After each battle you earn money and experience that you can spend to upgrade your characters skills, weapons, and stats. Experience is earned not just when you level up, but with each battle that you fight. These can be spent to have your character learn skills, or to upgrade your stats. These stats include areas such as hit points, agility, ranged attack skills, direct attack skills, etc.

While Enchanted Arms does not have the most innovative gameplay on the market, it does boast some quite impressive graphics. In battles, the enchanted attacks have some very amazing animations, and the styles are numerous. Certain characters specialize in long range attacks, others in close fighting, and some specialize primarily in support enchantments. This combination increases the value of gameplay significantly and makes the graphics even more stunning and less repetitive.

The CGI cut scenes are absolutely breathtaking, and a truly great addition to the game. They really take the gaming experience to a whole new level. Even the battle graphics are breathtaking, and don't really take away from your character. Even when Atsuma is still just running around the map, the detail is half decent, but not nearly as great.

The musical score contains a variety of tunes for each region that you are in, as well as music for battle scenes. The voiceovers are fairly well done, and for the depth of the game there is a pretty impressive amount of content. While some people argue that the voiceovers are rather poorly done, I beg to differ. One of the neat tricks that you can do is to fast forward the conversations. By this I mean that you can press the A button at just the right time in order for the conversation and subtext to transition. This makes conversation flow a lot better and keeps the players interest. If you need to pause the conversation for any reason, you can just simply avoid pressing any buttons and come back to it when you need to. When you are talking to NPC's not related to the storyline there aren't any voiceovers, even with the main characters. This can be rather frustrating and really take you out of your groove. It does help you to avoid meaningless conversations however, and for the most part can be fast forwarded.

While Enchanted Arms does have some elements of replay value, it significantly fails in this respect. Even though the multiplayer does support stat-tracking, among other things, it is very shallow, and is not really even worth a glance. Unless you want to revisit a few funny moments, it's just too linear to move through a second time.
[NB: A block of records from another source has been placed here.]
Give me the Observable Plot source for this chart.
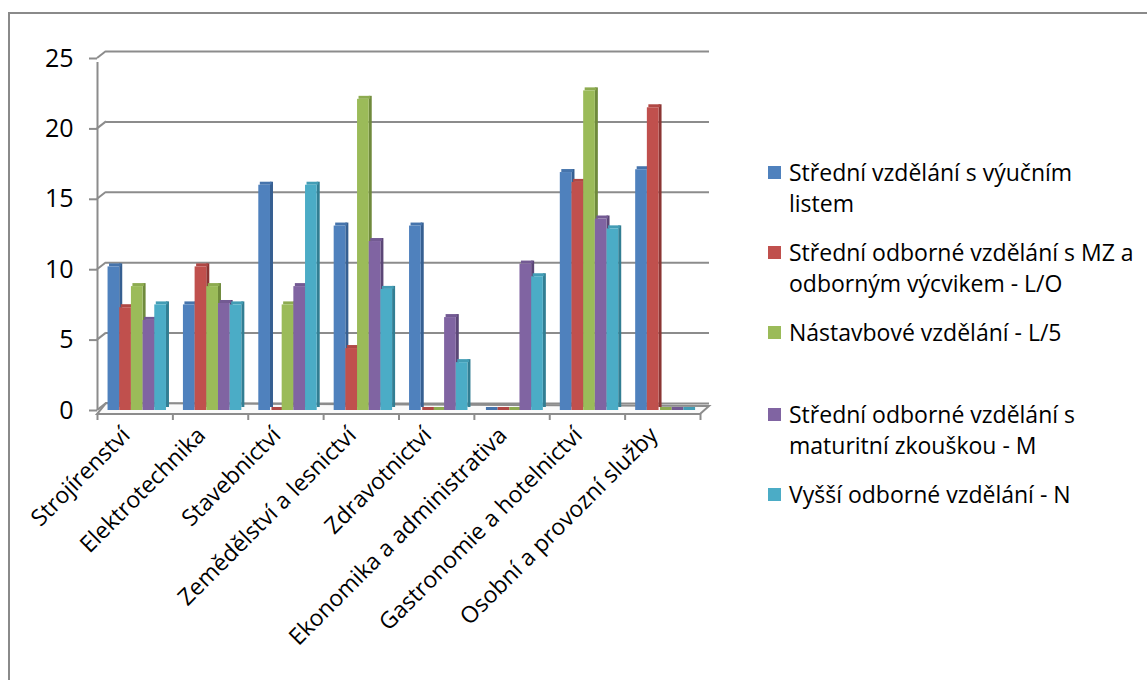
<!DOCTYPE html>
<html>
<head>
<meta charset="utf-8">
<script src="https://cdn.jsdelivr.net/npm/d3@7"></script>
<script src="https://cdn.jsdelivr.net/npm/@observablehq/plot@0.6"></script>
<style>
  html, body { margin: 0; padding: 0; background: #fff; }
  body { width: 1147px; height: 680px; position: relative; overflow: hidden; font-family: "Open Sans", sans-serif; }
  #frame { position: absolute; left: 8px; top: 12px; width: 1200px; height: 800px; border-left: 2px solid #8a8a8a; border-top: 2px solid #8a8a8a; }
  #chart { position: absolute; left: 0; top: 0; }
  .lg { position: absolute; left: 768px; font-size: 23px; line-height: 31px; color: #000; white-space: nowrap; }
  .lg i { position: absolute; left: 0; top: 9px; width: 13px; height: 13px; }
  .lg span { position: absolute; left: 21px; top: 0; }
</style>
</head>
<body>
<div id="frame"></div>
<div id="chart"></div>
<div id="legend"></div>
<script>
// ---- data ----
const categories = ["Strojírenství", "Elektrotechnika", "Stavebnictví", "Zemědělství a lesnictví", "Zdravotnictví", "Ekonomika a administrativa", "Gastronomie a hotelnictví", "Osobní a provozní služby"];
const seriesNames = ["Střední vzdělání s výučním listem", "Střední odborné vzdělání s MZ a odborným výcvikem - L/O", "Nástavbové vzdělání - L/5", "Střední odborné vzdělání s maturitní zkouškou - M", "Vyšší odborné vzdělání - N"];
const legendLines = [["Střední vzdělání s výučním", "listem"], ["Střední odborné vzdělání s MZ a", "odborným výcvikem - L/O"], ["Nástavbové vzdělání - L/5"], ["Střední odborné vzdělání s", "maturitní zkouškou - M"], ["Vyšší odborné vzdělání - N"]];
const vyucni   = [10.2, 7.5, 16.0, 13.1, 13.1, 0, 16.9, 17.1];
const mzLO     = [7.3, 10.2, 0, 4.4, 0, 0, 16.2, 21.5];
const nastavba = [8.8, 8.8, 7.5, 22.1, 0, 0, 22.7, 0];
const maturita = [6.4, 7.6, 8.8, 12.0, 6.6, 10.4, 13.6, 0];
const vyssi    = [7.5, 7.5, 16.0, 8.6, 3.4, 9.5, 12.9, 0];
const yTicks = [0, 5, 10, 15, 20, 25];

// ---- styles ----
const colors = ["#4F81BD", "#C0504D", "#9BBB59", "#8064A2", "#4BACC6"];
const sideColors = ["#365F91", "#8B3533", "#6F8A3C", "#5B4676", "#327E93"];
const topColors = ["#4674AC", "#B04845", "#8DAB50", "#735A93", "#439DB5"];
const grid = "#8c8c8c";
const DX = 9, DY = -7;         // depth offset of back wall
const pad = 0.14, w = 0.155;   // bar placement inside a category band

const seriesValues = [vyucni, mzLO, nastavba, maturita, vyssi];
const rows = [];
categories.forEach((c, i) => seriesValues.forEach((vals, s) => rows.push({i, s, c, v: vals[i]})));
const X1 = d => d.i + pad + d.s * w;
const X2 = d => d.i + pad + (d.s + 1) * w;

// 3D connectors and floor outline drawn from the scales
function depthFrame(index, scales) {
  const g = d3.create("svg:g").attr("stroke", grid).attr("stroke-width", 2).attr("fill", "none");
  const x0 = scales.x(0), x8 = scales.x(categories.length), y0 = scales.y(0);
  for (const t of yTicks) {
    const y = scales.y(t);
    g.append("line").attr("x1", x0).attr("y1", y).attr("x2", x0 + DX).attr("y2", y + DY);
  }
  g.append("path").attr("fill", "#fafafa")
    .attr("d", `M${x0},${y0 + 4}L${x8},${y0 + 4}L${x8 + DX},${y0 + 4 + DY - 1}L${x0 + DX},${y0 + DY}Z`);
  return g.node();
}

const plot = Plot.plot({
  width: 740,
  height: 680,
  marginLeft: 97,
  marginRight: 40,
  marginTop: 58,
  marginBottom: 270,
  style: {fontFamily: "'Open Sans', sans-serif", color: "#000", background: "transparent"},
  x: {domain: [0, categories.length], axis: null},
  y: {domain: [0, 25], axis: null},
  marks: [
    Plot.ruleY(yTicks, {x1: 0, x2: categories.length, dx: DX, dy: DY, stroke: grid, strokeWidth: 2}),
    depthFrame,
    Plot.ruleX([0], {y1: 0, y2: 25, stroke: grid, strokeWidth: 2, insetBottom: -4}),
    Plot.axisY({ticks: yTicks, label: null, tickSize: 8, tickPadding: 16, fontSize: 25, stroke: grid, strokeWidth: 2, tickFormat: d => String(d)}),
    Plot.rectY(rows, {x1: X2, x2: X2, y1: 0, y2: "v", insetRight: -3, dy: -3, fill: d => sideColors[d.s]}),
    Plot.rectY(rows, {x1: X1, x2: X2, y1: "v", y2: "v", insetTop: -3, dx: 1.5, fill: d => topColors[d.s]}),
    Plot.rectY(rows, {x1: X1, x2: X2, y1: 0, y2: "v", fill: d => colors[d.s]}),
    Plot.axisX({ticks: d3.range(categories.length + 1), label: null, tickSize: 6, tickFormat: () => "", stroke: grid, strokeWidth: 2, dy: 4}),
    Plot.axisX({ticks: d3.range(categories.length).map(i => i + 0.5), label: null, tickSize: 0, tickRotate: -45, tickPadding: 21, fontSize: 23, dx: -9, tickFormat: d => categories[Math.floor(d)]})
  ]
});
document.getElementById("chart").appendChild(plot);

// legend
const legendTops = [157, 237, 317, 399, 479];
const legend = document.getElementById("legend");
seriesNames.forEach((name, s) => {
  const div = document.createElement("div");
  div.className = "lg";
  div.style.top = legendTops[s] + "px";
  div.title = name;
  const sw = document.createElement("i");
  sw.style.background = colors[s];
  const sp = document.createElement("span");
  sp.innerHTML = legendLines[s].join("<br>");
  div.appendChild(sw); div.appendChild(sp);
  legend.appendChild(div);
});
</script>
</body>
</html>
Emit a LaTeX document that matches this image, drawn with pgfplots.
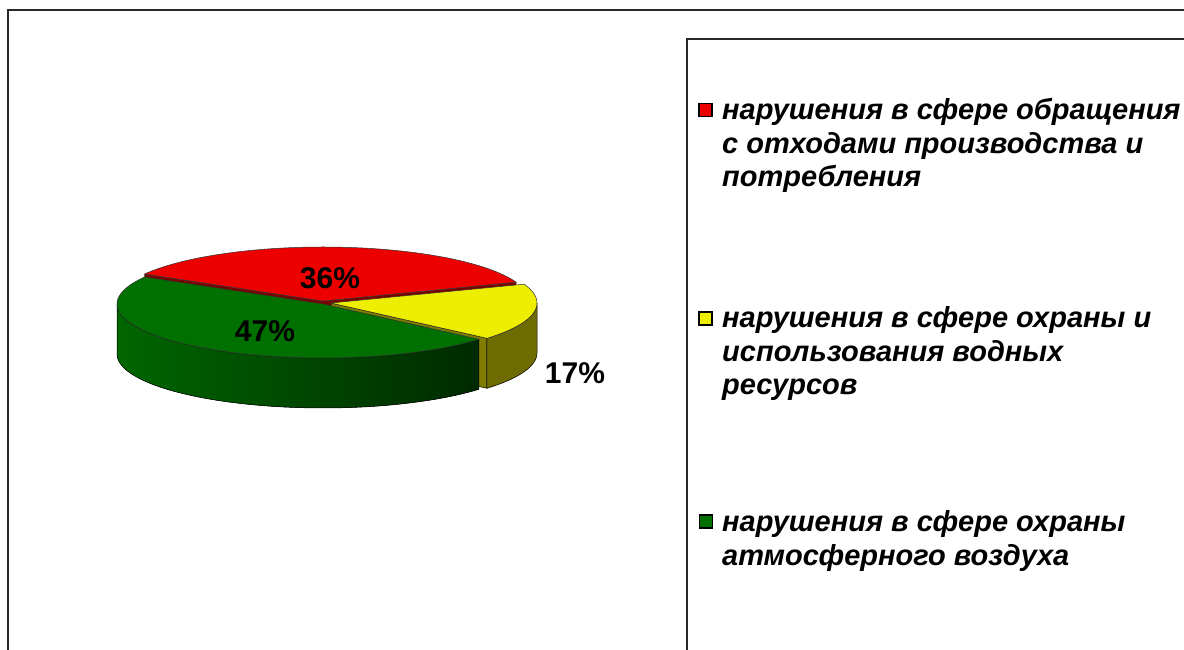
\documentclass[border=0pt]{standalone}
\usepackage{pgfplots}
\pgfplotsset{compat=1.18}
\usepackage{pgfplotstable}
\usepgfplotslibrary{fillbetween}
\usepackage{fontspec}
\setmainfont{Liberation Sans}

\definecolor{redtop}{RGB}{236,0,0}
\definecolor{redface}{RGB}{120,0,0}
\definecolor{yeltop}{RGB}{238,238,0}
\definecolor{yelside}{RGB}{110,108,0}
\definecolor{yelface}{RGB}{128,124,0}
\definecolor{grntop}{RGB}{0,112,0}
\definecolor{grnL}{RGB}{0,102,0}
\definecolor{grnM}{RGB}{0,118,0}
\definecolor{grnR}{RGB}{0,42,0}
\definecolor{frame}{RGB}{40,40,40}

\pgfplotstableread{
slice value
waste 36
water 17
air 47
}\piedata

\begin{document}%
\begin{tikzpicture}
\pgfplotstablegetelem{0}{value}\of\piedata\let\vA\pgfplotsretval
\pgfplotstablegetelem{1}{value}\of\piedata\let\vB\pgfplotsretval
\pgfplotstablegetelem{2}{value}\of\piedata\let\vC\pgfplotsretval
% geometry (pixel units, y downwards)
\def\Cx{323}\def\Cy{304}\def\Rx{206}\def\Ry{54}\def\Th{50}
\def\Rcx{323}\def\Rcy{301}
\def\Ycx{331}\def\Ycy{303}
\pgfmathsetmacro\aS{150}
\pgfmathsetmacro\aAB{\aS-3.6*\vA}
\pgfmathsetmacro\aBC{\aAB-3.6*\vB}
\pgfmathsetmacro\aE{\aBC-3.6*\vC}
\pgfmathsetmacro\rax{\Rcx+\Rx*cos(\aS)}
\pgfmathsetmacro\ray{\Rcy-\Ry*sin(\aS)}
\pgfmathsetmacro\rayb{\ray+\Th}
\pgfmathsetmacro\rbx{\Rcx+\Rx*cos(\aAB)}
\pgfmathsetmacro\rby{\Rcy-\Ry*sin(\aAB)}
\pgfmathsetmacro\rbyb{\rby+\Th}
\pgfmathsetmacro\rcyb{\Rcy+\Th}
\pgfmathsetmacro\yox{\Ycx+\Rx*cos(\aBC)}
\pgfmathsetmacro\yoy{\Ycy-\Ry*sin(\aBC)}
\pgfmathsetmacro\yoyb{\yoy+\Th}
\pgfmathsetmacro\ycyb{\Ycy+\Th}
\edef\facecmds{%
\noexpand\addplot[fill=redface, draw=black!70, line width=0.4pt] coordinates {(\Rcx,\Rcy) (\rax,\ray) (\rax,\rayb) (\Rcx,\rcyb)} -- cycle;
\noexpand\addplot[fill=redface, draw=black!70, line width=0.4pt] coordinates {(\Rcx,\Rcy) (\rbx,\rby) (\rbx,\rbyb) (\Rcx,\rcyb)} -- cycle;
\noexpand\addplot[fill=yelface, draw=black, line width=0.5pt] coordinates {(\Ycx,\Ycy) (\yox,\yoy) (\yox,\yoyb) (\Ycx,\ycyb)} -- cycle;
}
\begin{axis}[at={(0pt,0pt)}, anchor=south west, width=1184pt, height=650pt,
  scale only axis, xmin=0, xmax=1184, ymin=0, ymax=650, y dir=reverse,
  hide axis, clip=false]
\coordinate (BL) at (axis cs:0,650);
\coordinate (TR) at (axis cs:1184,0);
% frames
\draw[frame, line width=1.5pt] (axis cs:8,700) -- (axis cs:8,10) -- (axis cs:1200,10);
\draw[frame, line width=1.2pt] (axis cs:687,700) -- (axis cs:687,39) -- (axis cs:1200,39);
% hidden radial faces
\facecmds
% yellow outer side
\addplot[draw=none, name path=yt, domain=\aBC:0, samples=40] ({\Ycx+\Rx*cos(x)},{\Ycy-\Ry*sin(x)});
\addplot[draw=none, name path=yb, domain=\aBC:0, samples=40] ({\Ycx+\Rx*cos(x)},{\Ycy+\Th-\Ry*sin(x)});
\addplot[fill=yelside, draw=black, line width=0.5pt] fill between[of=yt and yb, on layer=main];
% green outer side
\addplot[draw=none, name path=gt, domain=-180:\aBC, samples=100] ({\Cx+\Rx*cos(x)},{\Cy-\Ry*sin(x)});
\addplot[draw=none, name path=gb, domain=-180:\aBC, samples=100] ({\Cx+\Rx*cos(x)},{\Cy+\Th-\Ry*sin(x)});
\addplot[left color=grnL, middle color=grnM, right color=grnR, draw=black, line width=0.5pt] fill between[of=gt and gb, on layer=main];
% top faces
\addplot[fill=grntop, draw=black!80, line width=0.5pt, domain=\aE:\aBC, samples=120] ({\Cx+\Rx*cos(x)},{\Cy-\Ry*sin(x)}) -- (axis cs:\Cx,\Cy) -- cycle;
\addplot[fill=yeltop, draw=black!80, line width=0.5pt, domain=\aBC:\aAB, samples=60] ({\Ycx+\Rx*cos(x)},{\Ycy-\Ry*sin(x)}) -- (axis cs:\Ycx,\Ycy) -- cycle;
\addplot[fill=redtop, draw=black!80, line width=0.5pt, domain=\aAB:\aS, samples=100] ({\Rcx+\Rx*cos(x)},{\Rcy-\Ry*sin(x)}) -- (axis cs:\Rcx,\Rcy) -- cycle;
% percentage labels
\node[font=\fontsize{30}{36}\selectfont\bfseries, anchor=base] at (axis cs:330,289) {36\%};
\node[font=\fontsize{30}{36}\selectfont\bfseries, anchor=base] at (axis cs:265,342) {47\%};
\node[font=\fontsize{30}{36}\selectfont\bfseries, anchor=base] at (axis cs:575,384) {17\%};
% legend markers
\addplot[only marks, mark=square*, mark size=6.5pt, mark options={fill=redtop, draw=black, line width=1.2pt}] coordinates {(705.5,110)};
\addplot[only marks, mark=square*, mark size=6.5pt, mark options={fill=yeltop, draw=black, line width=1.2pt}] coordinates {(705.5,318.5)};
\addplot[only marks, mark=square*, mark size=6.5pt, mark options={fill=grntop, draw=black, line width=1.2pt}] coordinates {(706,521.5)};
% legend text
\tikzset{leg/.style={anchor=base west, inner sep=0pt, font=\fontsize{29}{34}\selectfont\bfseries\itshape}}
\node[leg] at (axis cs:722,120) {нарушения в сфере обращения};
\node[leg] at (axis cs:722,153.5) {с отходами производства и};
\node[leg] at (axis cs:722,187) {потребления};
\node[leg] at (axis cs:722,328) {нарушения в сфере охраны и};
\node[leg] at (axis cs:722,361.5) {использования водных};
\node[leg] at (axis cs:722,395) {ресурсов};
\node[leg] at (axis cs:722,532) {нарушения в сфере охраны};
\node[leg] at (axis cs:722,565.5) {атмосферного воздуха};
\end{axis}
\pgfresetboundingbox
\path[use as bounding box] (BL) rectangle (TR);
\end{tikzpicture}%
\end{document}
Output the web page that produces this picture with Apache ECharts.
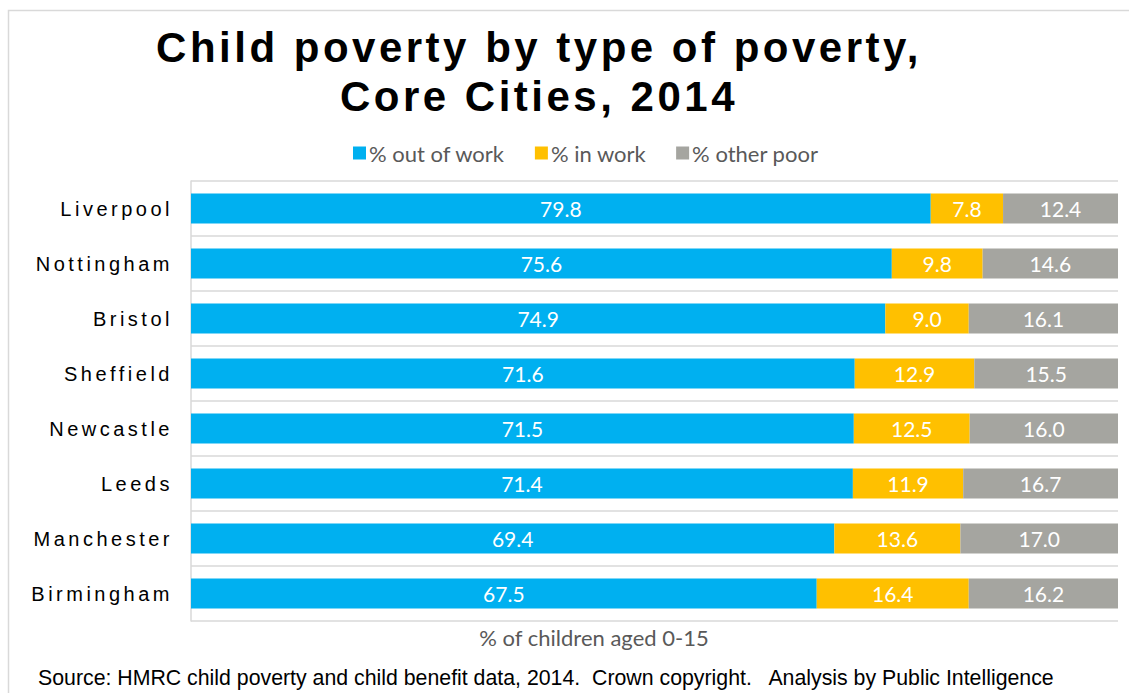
<!DOCTYPE html>
<html>
<head>
<meta charset="utf-8">
<script src="https://cdn.jsdelivr.net/npm/echarts@6/dist/echarts.min.js"></script>
<style>
html,body{margin:0;padding:0;background:#fff;}
#chart{width:1129px;height:693px;}
#chart text[style*="Liberation Sans"]{letter-spacing:3.5px;}
</style>
</head>
<body>
<div id="chart"></div>
<script>
const categories = ["Liverpool","Nottingham","Bristol","Sheffield","Newcastle","Leeds","Manchester","Birmingham"];
const seriesNames = ["% out of work","% in work","% other poor"];
const outOfWork = [79.8,75.6,74.9,71.6,71.5,71.4,69.4,67.5];
const inWork = [7.8,9.8,9.0,12.9,12.5,11.9,13.6,16.4];
const otherPoor = [12.4,14.6,16.1,15.5,16.0,16.7,17.0,16.2];
const colors = ["#00B0F0","#FFC000","#A5A5A0"];
const titleText = "Child poverty by type of poverty,\nCore Cities, 2014";
const axisName = "% of children aged 0-15";
const sourceText = "Source: HMRC child poverty and child benefit data, 2014.  Crown copyright.   Analysis by Public Intelligence";

const chart = echarts.init(document.getElementById('chart'), null, {renderer:'svg'});
const valueLists = [outOfWork, inWork, otherPoor];
const option = {
  animation:false,
  color: colors,
  title:{
    text:titleText,
    left:534, textAlign:'center', top:18,
    textStyle:{fontFamily:'Liberation Sans', fontWeight:'bold', fontSize:42, lineHeight:49, color:'#000'}
  },
  legend:{
    left:348, top:137, itemWidth:13, itemHeight:13, itemGap:30,
    icon:'rect',
    textStyle:{fontFamily:'Lato', fontSize:22, color:'#595959', padding:[0,0,0,-2]},
    data:seriesNames
  },
  grid:{left:191, right:11, top:181, bottom:72, containLabel:false},
  xAxis:{
    type:'value', min:0, max:100,
    axisLine:{show:false}, axisTick:{show:false}, axisLabel:{show:false}, splitLine:{show:false}
  },
  yAxis:{
    type:'category', data:categories, inverse:true,
    axisLine:{show:true, lineStyle:{color:'#d9d9d9', width:1.5}},
    axisTick:{show:false},
    splitLine:{show:true, lineStyle:{color:'#d9d9d9', width:1.5}},
    axisLabel:{fontFamily:'Liberation Sans', fontSize:20, color:'#000', margin:18}
  },
  graphic:[
    {type:'rect', shape:{x:8.5,y:10.5,width:1300,height:1000}, style:{fill:'none', stroke:'#d9d9d9', lineWidth:1.5}, silent:true},
    {type:'text', x:594, y:637, style:{text:axisName, fontFamily:'Lato', fontSize:22, fill:'#595959', align:'center', verticalAlign:'middle'}},
    {type:'text', x:38, y:678, style:{text:sourceText, fontFamily:'Arial', fontSize:21.3, fill:'#000', verticalAlign:'middle'}}
  ],
  series: seriesNames.map((n,i)=>({
    name:n, type:'bar', stack:'total', barWidth:30,
    data:valueLists[i],
    label:{show:true, position:'inside', color:'#fff', fontFamily:'Lato', fontSize:21,
      formatter:p=>p.value.toFixed(1)}
  }))
};
chart.setOption(option);
</script>
</body>
</html>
Overall, Enchanted Arms is a well made game in terms of both gameplay and visual effects. While the overall freedom in the world in very limiting, the great character interactions and storyline make up for the deficiency. Like most true RPG's, Enchanted Arms will take the average gamer over thirty hours to complete. While the length might be unattractive to some, the storyline is engaging enough to draw you in. If you are looking for a game with a lot of replay value, I suggest you look somewhere else. But if you are looking for a new RPG for the Xbox 360, it's worth checking out.